What Is This Celebration Of Nnamdi Kanu’s Arrest By A Section Of The North All About?
I am among those who still believe that we should give Nigeria a chance to redeem herself and not be allowed to go the way of Yugoslavia or the former Soviet Union, the Union of Soviet Socialist Republic (USSR). I also believe that the path followed by the late Mahatma Gandhi of India is the best strategy for all those seeking self-determination and not the path of verbal abuse of opponents or violence no matter how the government pushes the agitators to abandon the Gandhi way through the deployment of soldiers and other security agents to provoke them to take arms.
However, the level of celebration by a section of the North over the arrest of the leader of the Indigenous People of Biafra (IPOB) Mazi Nnamdi Kanu shocked me. You could be pardoned if you think that they won a world cup.
This is a section of the country that was in mournful silence when they heard about the killing of Abubakar Shekau, the leader of Boko Haram, which has set the development of Northern Nigeria back 50 years or more. They suddenly found their voice in the arrest of Kanu.
And I began to ask myself; Is Nnamdi Kanu the leader of Boko Haram that has killed tens of thousands of people in Nigeria and in 2014 alone killed 6,600 people; and has killed over 30,000 people since 2009 according to the Washington Post; and created 2.3 million internally displaced persons (IDPs) and 250,000 refugees in Cameroun, Niger and Chad?
Is Nnamdi Kanu the leader of the Boko Haram that rode on tens of motorbikes in December 2020, and stormed the village of Koshobe in Borno State killing at least 110 people in one of the region’s deadliest attacks in years and severing their heads and put it on their backs in the rice farm?
Is Nnamdi Kanu the leader of the Boko Haram that killed 22 farmers working on irrigation fields in two separate attacks in October 2020 in Borno and the June attack near the village of Gubio that left 81 people dead in the same state?

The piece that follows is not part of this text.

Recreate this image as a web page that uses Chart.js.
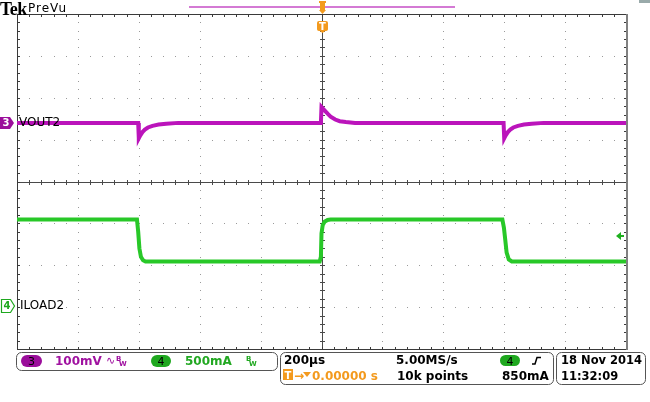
<!DOCTYPE html>
<html><head><meta charset="utf-8">
<script src="https://cdn.jsdelivr.net/npm/chart.js@4/dist/chart.umd.min.js"></script>
<style>html,body{margin:0;padding:0;background:#fff;}#wrap{width:650px;height:402px;position:relative;}</style>
</head><body><div id="wrap"><canvas id="c" width="650" height="402"></canvas></div>
<script>
// Time axis in microseconds (200 µs/div, trigger at centre)
const timeV = [-1000,-602,-600,-595,-588,-580,-570,-555,-535,-510,-470,-2,0,10,20,30,45,60,80,110,598,600,605,612,620,630,645,665,690,730,1000];
// VOUT2 (mV, AC, 100 mV/div)
const vout  = [0,0,-37,-30,-22,-16,-11,-7,-4,-2,0,0,38,30,22,15,8,4,2,0,0,-37,-30,-22,-16,-11,-7,-4,-2,0,0];
const timeI = [-1000,-606,-602,-598,-593,-586,-578,-6,-2,0,4,10,20,30,594,599,603,608,615,625,1000];
// ILOAD2 (mA, 500 mA/div)
const iload = [1045,1045,900,700,600,560,545,545,600,880,980,1020,1040,1045,1045,950,820,650,570,545,545];

const vScale = {min:-540, max:260};   // 100 mV/div, ch3 ground 1.4 div above centre
const iScale = {min:-500, max:3500};  // 500 mA/div, ch4 ground 3 div below centre

const ptsV = timeV.map((t,i)=>({x:t,y:vout[i]}));
const ptsI = timeI.map((t,i)=>({x:t,y:iload[i]}));

const graticule = {
  id:'graticule',
  beforeDatasetsDraw(chart){
    const c = chart.ctx, xs = chart.scales.x, ys = chart.scales.yV;
    const X = d => Math.round(xs.getPixelForValue(-1000 + d*200));
    const Y = d => Math.round(ys.getPixelForValue(vScale.max - d*100));
    c.save();
    c.fillStyle = '#9a9a9a';
    for (let i=1;i<10;i++){ if(i===5) continue; const x=X(i);
      for (let k=1;k<40;k++){ c.fillRect(x, Y(k/5), 1, 1); } }
    for (let j=1;j<8;j++){ if(j===4) continue; const y=Y(j);
      for (let k=1;k<50;k++){ c.fillRect(X(k/5), y, 1, 1); } }
    // centre crosshair
    c.fillStyle = '#4a4a4a';
    const cx = X(5), cy = Y(4);
    c.fillRect(cx, Y(0), 1, Y(8)-Y(0));
    c.fillRect(X(0), cy, X(10)-X(0), 1);
    for (let k=1;k<40;k++){ c.fillRect(cx-2, Y(k/5), 5, 1); }
    for (let k=1;k<50;k++){ c.fillRect(X(k/5), cy-2, 1, 5); }
    // border with inward ticks
    c.fillStyle = '#3a3a3a';
    c.fillRect(X(0), Y(0), X(10)-X(0), 1);
    c.fillRect(X(0), Y(8), X(10)-X(0)+1, 1);
    c.fillRect(X(0), Y(0), 1, Y(8)-Y(0));
    for (let k=1;k<50;k++){ c.fillRect(X(k/5), Y(0), 1, 3); c.fillRect(X(k/5), Y(8)-2, 1, 3); }
    for (let k=1;k<40;k++){ c.fillRect(X(0), Y(k/5), 3, 1); c.fillRect(X(10)-2, Y(k/5), 3, 1); }
    c.fillStyle = '#808080';
    c.fillRect(X(10), Y(0), 2, Y(8)-Y(0)+1);
    c.restore();
  }
};

function rr(c,x,y,w,h,r){ c.beginPath(); c.moveTo(x+r,y); c.lineTo(x+w-r,y); c.arcTo(x+w,y,x+w,y+r,r); c.lineTo(x+w,y+h-r); c.arcTo(x+w,y+h,x+w-r,y+h,r); c.lineTo(x+r,y+h); c.arcTo(x,y+h,x,y+h-r,r); c.lineTo(x,y+r); c.arcTo(x,y,x+r,y,r); c.closePath(); }

const overlay = {
  id:'overlay',
  afterDraw(chart){
    const c = chart.ctx;
    const xs = chart.scales.x, yV = chart.scales.yV, yI = chart.scales.yI;
    c.save();
    c.textBaseline = 'alphabetic';
    // header
    c.fillStyle = '#000';
    c.font = 'bold 18px "Liberation Serif"';
    c.letterSpacing = '-0.5px';
    c.fillText('Tek', 0, 15);
    c.font = '12px "DejaVu Sans"';
    c.letterSpacing = '1px';
    c.fillText('PreVu', 28, 12);
    c.letterSpacing = '0px';
    // record bar
    c.fillStyle = '#d47ad4';
    c.fillRect(189, 6, 266, 2);
    // trigger position markers
    const tx = Math.round(xs.getPixelForValue(0));
    c.fillStyle = '#f39a1e';
    c.fillRect(tx-3, 1, 7, 2);
    c.fillRect(tx-2, 3, 5, 8);
    c.beginPath(); c.moveTo(tx-3,10); c.lineTo(tx+4,10); c.lineTo(tx+0.5,14); c.closePath(); c.fill();
    rr(c, tx-5, 21, 11, 10, 2); c.fill();
    c.beginPath(); c.moveTo(tx-5,29); c.lineTo(tx+6,29); c.lineTo(tx+0.5,33); c.closePath(); c.fill();
    c.fillStyle = '#fff'; c.font = 'bold 10px "DejaVu Sans"'; c.textAlign='center';
    c.fillText('T', tx+0.5, 30);
    c.textAlign='left';
    // small gray tab top right
    c.fillStyle = '#9aa'; c.fillRect(639,0,11,3);
    // channel 3 marker
    const y3 = Math.round(yV.getPixelForValue(0));
    c.fillStyle = '#9b0e9b';
    c.beginPath(); c.moveTo(0,y3-6); c.lineTo(10,y3-6); c.lineTo(14,y3); c.lineTo(10,y3+6); c.lineTo(0,y3+6); c.closePath(); c.fill();
    c.fillStyle = '#fff'; c.font = 'bold 10px "DejaVu Sans"'; c.textAlign='center'; c.textBaseline='middle';
    c.fillText('3', 6, y3+0.5);
    c.textAlign='left';
    c.fillStyle = '#000'; c.font = '12px "DejaVu Sans"';
    c.fillText('VOUT2', 19, y3);
    // channel 4 marker
    const y4 = Math.round(yI.getPixelForValue(0)) - 1;
    c.fillStyle = '#fff'; c.strokeStyle = '#1fa81f'; c.lineWidth = 1.2;
    c.beginPath(); c.moveTo(1.5,y4-6.5); c.lineTo(10.5,y4-6.5); c.lineTo(14.5,y4); c.lineTo(10.5,y4+6.5); c.lineTo(1.5,y4+6.5); c.closePath(); c.fill(); c.stroke();
    c.fillStyle = '#1fa81f'; c.font = 'bold 10px "DejaVu Sans"'; c.textAlign='center';
    c.fillText('4', 7, y4+0.5);
    c.textAlign='left';
    c.fillStyle = '#000'; c.font = '12px "DejaVu Sans"';
    c.fillText('ILOAD2', 20, y4);
    // trigger level arrow (850 mA)
    const yt = Math.round(yI.getPixelForValue(850));
    c.fillStyle = '#1fb01f';
    c.beginPath(); c.moveTo(616,yt); c.lineTo(621,yt-4); c.lineTo(621,yt+4); c.closePath(); c.fill();
    c.fillRect(620, yt-1, 4, 2);
    c.textBaseline='alphabetic';
    // status boxes
    c.strokeStyle = '#555'; c.lineWidth = 1;
    rr(c, 16.5, 352.5, 261, 18, 5); c.stroke();
    rr(c, 280.5, 352.5, 273, 32, 5); c.stroke();
    rr(c, 556.5, 352.5, 89, 32, 5); c.stroke();
    // channel 3 pill
    c.fillStyle = '#9b0e9b'; rr(c, 21, 355, 21, 12, 6); c.fill();
    c.fillStyle = '#000'; c.font = '11px "DejaVu Sans"'; c.textAlign='center';
    c.fillText('3', 31.5, 365);
    c.fillStyle = '#1fa81f'; rr(c, 151, 355, 20, 12, 6); c.fill();
    c.fillStyle = '#000'; c.fillText('4', 161, 365);
    c.textAlign='left';
    c.font = 'bold 12px "DejaVu Sans"';
    c.fillStyle = '#a012a0'; c.fillText('100mV', 55, 365);
    c.font = '11px "DejaVu Sans"'; c.fillText('\u223F', 106, 364);
    c.font = 'bold 7px "DejaVu Sans"'; c.fillText('B', 116, 361); c.fillText('W', 119, 366);
    c.fillStyle = '#22a822'; c.font = 'bold 12px "DejaVu Sans"'; c.fillText('500mA', 185, 365);
    c.font = 'bold 7px "DejaVu Sans"'; c.fillText('B', 246, 361); c.fillText('W', 249, 366);
    // timebase box
    c.fillStyle = '#000'; c.font = 'bold 12px "DejaVu Sans"';
    c.fillText('200\u00B5s', 284, 364);
    c.fillText('5.00MS/s', 396, 364);
    c.fillText('10k points', 397, 380);
    c.fillText('850mA', 502, 380);
    c.font = 'bold 11.5px "DejaVu Sans"';
    c.fillText('18 Nov 2014', 561, 364);
    c.fillText('11:32:09', 561, 380);
    c.font = 'bold 12px "DejaVu Sans"';
    c.fillStyle = '#f39a1e';
    c.fillRect(283, 369, 10, 11);
    c.fillText('\u2192', 294, 380);
    c.beginPath(); c.moveTo(303,372); c.lineTo(311,372); c.lineTo(307,377); c.closePath(); c.fill();
    c.fillText('0.00000 s', 312, 380);
    c.fillStyle = '#fff'; c.font = 'bold 10px "DejaVu Sans"'; c.textAlign='center';
    c.fillText('T', 288, 379);
    c.textAlign='left';
    // trigger source pill + slope
    c.fillStyle = '#1fa81f'; rr(c, 500, 355, 20, 11, 5.5); c.fill();
    c.fillStyle = '#000'; c.font = '11px "DejaVu Sans"'; c.textAlign='center';
    c.fillText('4', 510, 365); c.textAlign='left';
    c.strokeStyle = '#000'; c.lineWidth = 1.5;
    c.beginPath(); c.moveTo(532,364); c.lineTo(535,364); c.lineTo(537,357.5); c.lineTo(541,357.5); c.stroke();
    c.restore();
  }
};

new Chart(document.getElementById('c'), {
  type:'line',
  data:{ datasets:[
    {data:ptsV, yAxisID:'yV', borderColor:'#bb14bb', borderWidth:4, pointRadius:0, tension:0},
    {data:ptsV, yAxisID:'yV', borderColor:'#5a0a5a', borderWidth:1.3, pointRadius:0, tension:0},
    {data:ptsI, yAxisID:'yI', borderColor:'#28c828', borderWidth:4, pointRadius:0, tension:0},
    {data:ptsI, yAxisID:'yI', borderColor:'#0d6a0d', borderWidth:1.3, pointRadius:0, tension:0}
  ]},
  options:{
    responsive:false, animation:false, parsing:true,
    layout:{padding:{left:17, right:24, top:14, bottom:53}},
    plugins:{legend:{display:false}, tooltip:{enabled:false}},
    scales:{
      x:{type:'linear', min:-1000, max:1000, display:false},
      yV:{type:'linear', min:vScale.min, max:vScale.max, display:false},
      yI:{type:'linear', min:iScale.min, max:iScale.max, display:false}
    }
  },
  plugins:[graticule, overlay]
});
</script>
</body></html>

Is Nnamdi Kanu the leader of the bandits that on June 12, 2021, raided the villages of Kadawa, Kwata, Maduba, Ganda Samu, Saulawa and Askawa in the Zurmi district, and killed 53 people in Zamfara state, according to police and local residents?
Is it Nnamdi Kanu that created nearly 700,000 internally displaced persons in northwest and north central Nigeria in February, including more than 124,000 in Zamfara alone, according to the UN’s migration agency, IOM?
Is Nnamdi Kanu the leader of the bandits who on June 3, 2021 attacked seven villages and killed at least 88 people in Kebbi State?
Is Nnamdi Kanu the leader of the bandits that on May 25, 2021 killed over 100 in in Katsina-Ala local government of Benue State, according to the local government chairman?
Is Nnamdi Kanu the leader of the gang of killers who in 3 months killed 323 in Kaduna State as confirmed by the Kaduna State Commissioner for Internal Security and Home Affairs, Mr. Samuel Aruwan?
Is Nnamdi Kanu the leader of the gang of killers that killed more than 1,100 villagers in rural areas across several states of northern Nigeria in 2020 according to Amnesty International report?
Is Nnamdi Kanu the leader of the bandits that have killed 380, abducted 71, and received N79million ransom in seven years of banditry in Niger State according to the Vanguard Newspaper investigative report?
Is Nnamdi Kanu the leader of the bandits who in 2020 killed over 270 persons in 20 deadly attacks according to the Daily Trust Newspaper?
Is Nnamdi Kanu the leader of the bandits that in one day in May 2021 killed 107 in Benue and Plateau attacks according the Blueprint newspaper?
Is Nnamdi Kanu the leader of the bandits that killed Zamfara lawmaker on Tuesday and shot and wounded some security details of the governor of Kano State, Abdullahi Ganduje yesterday? Or is it that this section of the North is celebrating because Nnamdi Kanu is the leader of a group campaigning for self-determination for eastern Nigeria and they don’t want Nigeria to be divided? But the quest for self-determination is not a crime, it is a fundamental human right covered by the African Charter on Human and People’s Rights and by the United Nations Charter on Human Rights which has been domesticated in Nigeria and is thus part of Nigeria’s law. That is why the government cannot arrest the leader of the Oduduwa Republic separatist movement, Sunday Igboho for seeking self-determination for his people.
The North should reserve its energy to celebrate the day that Boko Haram, bandits, herdsmen, religious and ethnic bigots in the region stop killings, raping, maiming, kidnapping, forceful conversion of people of other faiths, sacking of villages and renaming them and accept that all men are created equal by God and no religion is superior to the other in the region!